After she hung up he walked down to the New York Deli and had a corned beef and sauerkraut sandwich on rye (with hot mustard), then stopped at Snowbound Books and bought a new text on the life of Crazy Horse by an Englishman and also, at the suggestion of the proprietor, a book of essays by the poet Gary Snyder called The Practice of the Wild. Poetry was very low on his list of interests but he liked the title and felt that he needed a break from history which after all tended to be a record of national bad habits.
On the walk home he was further irked by a thaw that made the snow soft and slushy. He had felt the warmer air from the south through the window in the middle of the night and left for Big Bay well before dawn. He had hoped to reach one of his brook trout spots back on the Yellow Dog Plains but the melting snow clung to his snowshoes and the going was hard. He returned to his vehicle and tried the Bushwhacker skis but had forgotten to buy a pole to replace the one that was missing. He got stuck in a melting drift and fell over sideways yelling “Goddamnit” to the natural world.
His habitual postlunch nap failed due to a recurrent problem with acid reflux and he didn’t need to taste the sandwich again. He had found some old vinyl records of Diane’s and thought that listening to Berlioz’s Requiem might elevate him but the old record player wasn’t quite up to speed and besides the music only elevated his melancholy over Diane. He decided on a midafternoon jolt of whiskey though he knew it was a mistake. He had seen the unpleasant television ad warning seniors about overdrinking. In the ad an old man had a beer while fishing in his rowboat but then gradually moved up to a six-pack, not a threatening amount to Sunderson.
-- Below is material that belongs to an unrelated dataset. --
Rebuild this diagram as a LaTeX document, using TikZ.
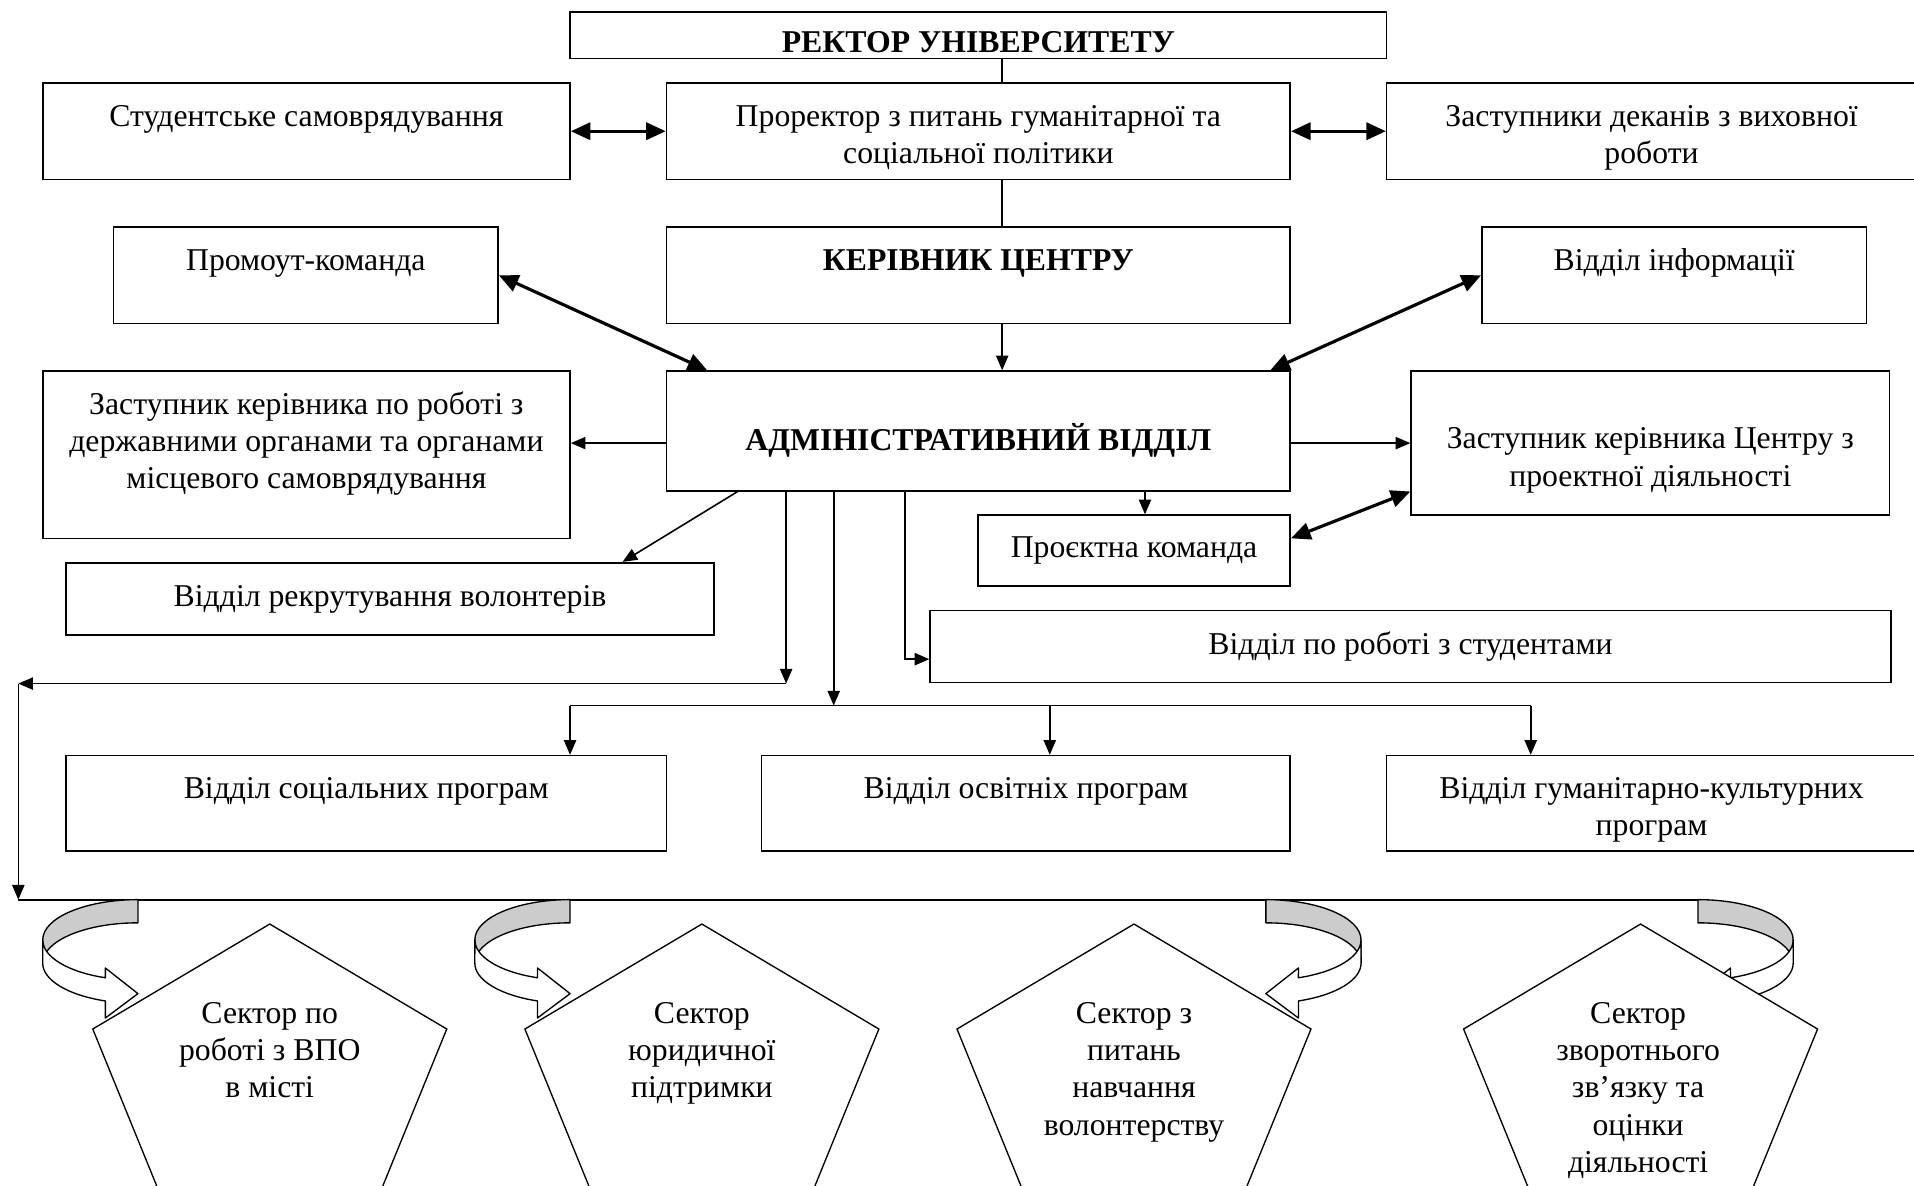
\documentclass[tikz,border=0pt]{standalone}
\usepackage{fontspec}
\setmainfont{Liberation Serif}
\usetikzlibrary{arrows.meta}
\newcommand{\bigtext}{\fontsize{26}{30.5}\selectfont}
\tikzset{
    box/.style={draw, line width=1.3pt, inner sep=0pt},
    txt/.style={anchor=north, align=center, inner sep=0pt, font=\bigtext, execute at begin node=\strut},
    arr/.style={line width=1.3pt, -{Triangle[width=10pt,length=12pt]}},
    darr/.style={line width=2.6pt, {Triangle[width=14pt,length=16pt]}-{Triangle[width=14pt,length=16pt]}},
    pent/.style={draw, fill=white, line width=1.1pt},
    band/.style={draw, line width=1.1pt, line join=round},
}

\begin{document}
\begin{tikzpicture}[x=1pt, y=-1pt]
\useasboundingbox (0,0) rectangle (1568,971);
\clip (0,0) rectangle (1568,971);

% boxes
\node[box, minimum width=669pt, minimum height=38pt, label={[txt,yshift=-12pt]north:{\bfseries РЕКТОР УНІВЕРСИТЕТУ}}] (rector) at (801.5,29) {};
\node[box, minimum width=432pt, minimum height=79pt, label={[txt,yshift=-15pt]north:{Студентське самоврядування}}] (stud) at (251,107.5) {};
\node[box, minimum width=511pt, minimum height=79pt, label={[txt,yshift=-19pt]north:{Проректор з питань гуманітарної та\\соціальної політики}}] (prorector) at (801.5,107.5) {};
\node[box, minimum width=434pt, minimum height=79pt, label={[txt,yshift=-19pt]north:{Заступники деканів з виховної\\роботи}}] (deans) at (1353,107.5) {};
\node[box, minimum width=315pt, minimum height=79pt, label={[txt,yshift=-15pt]north:{Промоут-команда}}] (promo) at (250.5,225.5) {};
\node[box, minimum width=511pt, minimum height=79pt, label={[txt,yshift=-15pt]north:{\bfseries КЕРІВНИК ЦЕНТРУ}}] (kerivnyk) at (801.5,225.5) {};
\node[box, minimum width=315pt, minimum height=79pt, label={[txt,yshift=-15pt]north:{Відділ інформації}}] (info) at (1371.5,225.5) {};
\node[box, minimum width=511pt, minimum height=98pt, label={[txt,yshift=-43.5pt]north:{\bfseries АДМІНІСТРАТИВНИЙ ВІДДІЛ}}] (admin) at (801.5,353) {};
\node[box, minimum width=432pt, minimum height=137pt, label={[txt,yshift=-17pt]north:{Заступник керівника по роботі з\\державними органами та органами\\місцевого самоврядування}}] (dgov) at (251,372.5) {};
\node[box, minimum width=392pt, minimum height=118pt, label={[txt,yshift=-47pt]north:{Заступник керівника Центру з\\проектної діяльності}}] (dproj) at (1352,363) {};
\node[box, minimum width=256pt, minimum height=58pt, label={[txt,yshift=-14pt]north:{Проєктна команда}}] (projteam) at (929,451) {};
\node[box, minimum width=531pt, minimum height=59pt, label={[txt,yshift=-15pt]north:{Відділ рекрутування волонтерів}}] (recruit) at (319.5,490.5) {};
\node[box, minimum width=787pt, minimum height=59pt, label={[txt,yshift=-15pt]north:{Відділ по роботі з студентами}}] (students) at (1155.5,529.5) {};
\node[box, minimum width=492pt, minimum height=78pt, label={[txt,yshift=-14pt]north:{Відділ соціальних програм}}] (social) at (300,658) {};
\node[box, minimum width=433pt, minimum height=78pt, label={[txt,yshift=-14pt]north:{Відділ освітніх програм}}] (edu) at (840.5,658) {};
\node[box, minimum width=434pt, minimum height=78pt, label={[txt,yshift=-18pt]north:{Відділ гуманітарно-культурних\\програм}}] (hum) at (1353,658) {};

% vertical chain
\draw[line width=1.3pt] ([xshift=19.5pt]rector.south) -- ([xshift=19.5pt]prorector.north);
\draw[line width=1.3pt] ([xshift=19.5pt]prorector.south) -- ([xshift=19.5pt]kerivnyk.north);
\draw[arr] ([xshift=19.5pt]kerivnyk.south) -- ([xshift=19.5pt]admin.north);

% double arrows
\draw[darr] (stud) -- (prorector);
\draw[darr] (prorector) -- (deans);
\draw[darr] (promo.east) -- ([xshift=34pt]admin.north west);
\draw[darr] (info.west) -- ([xshift=-17pt]admin.north east);
\draw[darr] ([yshift=10pt]projteam.east) -- ([yshift=20pt]dproj.south west);

% from admin
\draw[arr] (admin.west |- dproj.west) -- (dgov.east |- dproj.west);
\draw[arr] (admin.east |- dproj.west) -- (dproj.west);
\coordinate (pt) at ([xshift=9pt]projteam.north);
\draw[arr] (admin.south -| pt) -- (pt);
\draw[arr] ([xshift=59pt]admin.south west) -- ([xshift=190.5pt]recruit.north);
\draw[arr] ([xshift=196pt]admin.south west) |- ([yshift=-10.5pt]students.west);

\coordinate (j1) at (644,560);
\coordinate (c1) at (15,560);
\coordinate (c2) at (15,737);
\coordinate (c3) at (1391,737);
\draw[arr] (admin.south -| j1) -- (j1);
\draw[arr] (j1) -- (c1);
\draw[arr] (c1) -- (c2);
\draw[line width=1.8pt] (c2) -- (c3);

\coordinate (j2) at (683,578);
\coordinate (s1) at ([xshift=167pt]social.north);
\coordinate (s2) at ([xshift=19.5pt]edu.north);
\coordinate (s3) at ([xshift=-99pt]hum.north);
\draw[arr] (admin.south -| j2) -- (j2);
\draw[line width=1.3pt] (s1 |- j2) -- (s3 |- j2);
\foreach \s in {s1,s2,s3}
    \draw[arr] (\s |- j2) -- (\s);

% curved arrows
\foreach \fx/\dir in {113/1, 467/1, 1037/-1, 1391/-1}{
\begin{scope}[shift={(\fx,0)}, xscale=\dir]
\filldraw[band, fill=black!20] (0,737) arc[start angle=270, end angle=180, x radius=78, y radius=33]
    -- (-78,789) arc[start angle=180, end angle=270, x radius=78, y radius=33] -- cycle;
\filldraw[band, fill=white] (-78,770) arc[start angle=180, end angle=110, x radius=78, y radius=33]
    -- (-26.7,793) -- (0,814) -- (-26.7,834) -- (-26.7,820)
    arc[start angle=110, end angle=180, x radius=78, y radius=33] -- cycle;
\end{scope}
}

% sectors
\foreach \cx in {221,575,929,1344}
    \filldraw[pent] (\cx,757) -- (\cx+145,843) -- (\cx+81,1000) -- (\cx-81,1000) -- (\cx-145,843) -- cycle;

\node[txt] (sec1) at (221,821) {Сектор по\\роботі з ВПО\\в місті};
\node[txt] (sec2) at (575,821) {Сектор\\юридичної\\підтримки};
\node[txt] (sec3) at (929,821) {Сектор з\\питань\\навчання\\волонтерству};
\node[txt] (sec4) at (1342,821) {Сектор\\зворотнього\\зв’язку та\\оцінки\\діяльності};
\end{tikzpicture}
\end{document}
He lay down on the sofa with the obnoxious afternoon sun pouring down on him through the living room window, half dozing and praying to a god unknown for a December blizzard. His thoughts were errant. To wit, if there are ninety billion galaxies how many religions are in the universe? Could he make a beef stew like Diane did without fresh sage? Soon after their divorce he had neglected the heating element in her small greenhouse next to the garage and the herbs had all frozen. Mona had retrieved a science blog for him a few days earlier that claimed religion had a biological inception similar to our aesthetic perceptions. Even other mammals like cows and killer whales enjoyed Mozart. When they were in Florence and Diane had insisted on a three-hour walk through the Uffizi he had wondered about going that long without cigarettes but then had had goose bumps a half dozen times and had quite forgotten the existence of cigarettes. He came away convinced that art books were a hoax compared to the reverence of standing before the actual painting, a reverence ordinarily only elicited by the natural world. Was this religion? Probably.
Something like that since he had read the piece hastily. Unfortunately he slept for a few minutes and reclaimed the past by dreaming of Diane screaming close to his face, “I can’t live any longer with a man who sees the world through shit-stained glasses.” This happened the day before she left. She never swore so it truly got his attention, albeit tardily.
He was sweating and not from the sun through the window, which had disappeared. He pretended that the briefest of sobs was a hiccup and poured a very large whiskey, swallowing it in a couple of gulps. As an investigator he didn’t generally believe in suppressed memory but had not previously admitted this scream to himself.